▶ **Work to be completed**: Find the lines that hold the word "Write" and return them.
::::::
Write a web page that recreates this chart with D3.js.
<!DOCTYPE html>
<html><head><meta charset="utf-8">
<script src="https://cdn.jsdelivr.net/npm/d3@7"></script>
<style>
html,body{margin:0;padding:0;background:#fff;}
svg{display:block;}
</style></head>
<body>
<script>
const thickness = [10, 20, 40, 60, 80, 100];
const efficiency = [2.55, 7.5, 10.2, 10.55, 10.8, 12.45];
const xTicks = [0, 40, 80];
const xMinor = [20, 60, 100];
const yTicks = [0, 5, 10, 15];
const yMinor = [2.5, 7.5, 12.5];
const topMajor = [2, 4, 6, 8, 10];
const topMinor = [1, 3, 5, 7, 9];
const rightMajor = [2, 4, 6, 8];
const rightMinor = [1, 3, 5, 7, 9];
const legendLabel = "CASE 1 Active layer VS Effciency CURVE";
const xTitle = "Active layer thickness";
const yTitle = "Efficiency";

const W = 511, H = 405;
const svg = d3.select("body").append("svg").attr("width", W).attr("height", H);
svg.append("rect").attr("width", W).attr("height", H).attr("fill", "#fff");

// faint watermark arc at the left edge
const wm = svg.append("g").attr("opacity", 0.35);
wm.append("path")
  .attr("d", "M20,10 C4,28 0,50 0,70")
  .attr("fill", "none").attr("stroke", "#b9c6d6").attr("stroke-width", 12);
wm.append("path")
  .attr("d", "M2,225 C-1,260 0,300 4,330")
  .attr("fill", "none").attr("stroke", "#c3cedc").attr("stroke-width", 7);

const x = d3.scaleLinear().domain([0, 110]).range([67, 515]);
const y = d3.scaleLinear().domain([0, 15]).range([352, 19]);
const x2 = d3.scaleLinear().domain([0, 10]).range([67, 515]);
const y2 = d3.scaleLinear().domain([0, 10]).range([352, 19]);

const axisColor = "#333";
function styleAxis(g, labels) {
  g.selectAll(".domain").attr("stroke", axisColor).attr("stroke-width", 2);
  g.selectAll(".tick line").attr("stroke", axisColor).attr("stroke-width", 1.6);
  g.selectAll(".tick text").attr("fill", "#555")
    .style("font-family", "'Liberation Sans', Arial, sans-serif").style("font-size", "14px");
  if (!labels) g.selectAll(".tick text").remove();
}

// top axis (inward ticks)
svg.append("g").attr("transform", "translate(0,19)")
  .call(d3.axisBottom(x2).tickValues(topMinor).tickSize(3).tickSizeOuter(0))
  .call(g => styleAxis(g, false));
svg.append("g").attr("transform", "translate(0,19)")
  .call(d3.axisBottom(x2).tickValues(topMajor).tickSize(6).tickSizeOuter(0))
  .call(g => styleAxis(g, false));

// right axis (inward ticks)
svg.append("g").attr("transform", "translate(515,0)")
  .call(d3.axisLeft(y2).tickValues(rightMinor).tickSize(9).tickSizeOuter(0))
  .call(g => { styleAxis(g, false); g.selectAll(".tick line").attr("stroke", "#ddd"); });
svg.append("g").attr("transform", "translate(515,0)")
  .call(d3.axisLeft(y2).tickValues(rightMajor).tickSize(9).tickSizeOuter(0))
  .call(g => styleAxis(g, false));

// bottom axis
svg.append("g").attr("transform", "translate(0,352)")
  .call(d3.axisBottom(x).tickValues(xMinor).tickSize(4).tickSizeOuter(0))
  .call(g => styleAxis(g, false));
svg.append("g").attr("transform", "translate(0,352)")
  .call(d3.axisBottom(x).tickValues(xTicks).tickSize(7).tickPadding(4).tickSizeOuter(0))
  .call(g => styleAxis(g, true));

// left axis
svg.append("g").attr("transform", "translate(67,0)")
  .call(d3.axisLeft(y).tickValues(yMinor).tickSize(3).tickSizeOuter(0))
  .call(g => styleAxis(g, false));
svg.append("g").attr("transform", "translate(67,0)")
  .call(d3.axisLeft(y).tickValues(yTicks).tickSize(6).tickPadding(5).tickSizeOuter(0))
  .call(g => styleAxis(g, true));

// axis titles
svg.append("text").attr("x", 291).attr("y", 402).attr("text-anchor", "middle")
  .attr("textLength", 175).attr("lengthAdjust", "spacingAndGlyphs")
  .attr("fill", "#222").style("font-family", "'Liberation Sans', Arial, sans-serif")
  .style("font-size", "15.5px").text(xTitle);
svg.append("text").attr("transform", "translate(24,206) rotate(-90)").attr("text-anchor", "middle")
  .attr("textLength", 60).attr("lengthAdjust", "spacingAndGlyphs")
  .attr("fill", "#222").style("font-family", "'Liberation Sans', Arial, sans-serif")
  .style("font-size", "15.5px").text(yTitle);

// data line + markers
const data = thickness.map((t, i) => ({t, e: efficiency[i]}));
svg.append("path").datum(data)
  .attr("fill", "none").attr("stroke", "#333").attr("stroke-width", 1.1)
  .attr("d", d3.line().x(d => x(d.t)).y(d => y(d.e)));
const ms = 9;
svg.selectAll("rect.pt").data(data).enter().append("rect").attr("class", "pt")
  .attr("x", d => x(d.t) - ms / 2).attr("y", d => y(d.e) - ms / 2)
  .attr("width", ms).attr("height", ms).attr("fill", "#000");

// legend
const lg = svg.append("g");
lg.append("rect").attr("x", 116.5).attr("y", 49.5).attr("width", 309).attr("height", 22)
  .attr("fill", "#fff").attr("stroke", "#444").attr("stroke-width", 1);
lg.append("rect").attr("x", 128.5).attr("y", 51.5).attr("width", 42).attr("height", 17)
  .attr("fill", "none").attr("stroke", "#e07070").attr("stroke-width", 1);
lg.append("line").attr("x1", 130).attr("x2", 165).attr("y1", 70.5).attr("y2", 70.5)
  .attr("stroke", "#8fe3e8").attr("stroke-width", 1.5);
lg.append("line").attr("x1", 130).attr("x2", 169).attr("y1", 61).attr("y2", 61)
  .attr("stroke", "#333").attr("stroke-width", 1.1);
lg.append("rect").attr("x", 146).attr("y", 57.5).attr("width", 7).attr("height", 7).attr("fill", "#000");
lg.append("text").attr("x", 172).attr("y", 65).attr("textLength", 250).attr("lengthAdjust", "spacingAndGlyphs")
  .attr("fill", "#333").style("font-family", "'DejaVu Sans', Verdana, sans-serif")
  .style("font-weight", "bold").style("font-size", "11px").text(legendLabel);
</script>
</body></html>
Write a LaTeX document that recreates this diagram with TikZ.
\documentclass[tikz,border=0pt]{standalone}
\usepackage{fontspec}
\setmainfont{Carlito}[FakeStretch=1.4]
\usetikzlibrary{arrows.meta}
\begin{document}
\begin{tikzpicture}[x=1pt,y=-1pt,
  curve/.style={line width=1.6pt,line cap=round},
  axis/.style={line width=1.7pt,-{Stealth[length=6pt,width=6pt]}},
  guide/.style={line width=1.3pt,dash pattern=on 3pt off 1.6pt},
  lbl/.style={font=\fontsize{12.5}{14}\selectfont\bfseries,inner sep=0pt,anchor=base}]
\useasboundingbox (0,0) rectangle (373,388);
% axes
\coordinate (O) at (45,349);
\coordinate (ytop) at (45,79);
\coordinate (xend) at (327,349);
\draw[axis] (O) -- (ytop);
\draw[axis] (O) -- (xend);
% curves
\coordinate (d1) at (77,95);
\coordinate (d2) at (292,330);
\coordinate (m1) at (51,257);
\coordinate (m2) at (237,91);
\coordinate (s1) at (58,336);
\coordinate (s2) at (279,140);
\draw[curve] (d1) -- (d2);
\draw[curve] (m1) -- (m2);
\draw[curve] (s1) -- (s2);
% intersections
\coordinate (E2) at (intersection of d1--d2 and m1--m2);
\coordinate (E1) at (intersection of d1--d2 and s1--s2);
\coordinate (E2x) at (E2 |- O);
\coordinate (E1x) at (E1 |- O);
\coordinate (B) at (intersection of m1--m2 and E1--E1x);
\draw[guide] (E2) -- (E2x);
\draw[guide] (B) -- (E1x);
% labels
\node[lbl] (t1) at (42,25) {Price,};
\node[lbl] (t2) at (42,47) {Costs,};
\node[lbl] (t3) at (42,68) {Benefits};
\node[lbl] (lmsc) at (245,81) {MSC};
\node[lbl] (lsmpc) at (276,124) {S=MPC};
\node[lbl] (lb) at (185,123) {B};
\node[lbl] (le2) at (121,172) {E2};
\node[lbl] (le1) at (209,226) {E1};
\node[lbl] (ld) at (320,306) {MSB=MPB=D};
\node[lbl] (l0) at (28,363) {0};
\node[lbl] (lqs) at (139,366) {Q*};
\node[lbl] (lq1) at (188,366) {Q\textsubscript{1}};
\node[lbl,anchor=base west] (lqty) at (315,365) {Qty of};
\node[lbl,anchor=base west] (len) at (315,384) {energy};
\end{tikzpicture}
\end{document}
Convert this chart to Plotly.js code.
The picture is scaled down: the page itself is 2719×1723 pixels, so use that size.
::::::
▶ **In response**:
Write a web page that recreates this chart with D3.js.
Write a LaTeX document that recreates this diagram with TikZ.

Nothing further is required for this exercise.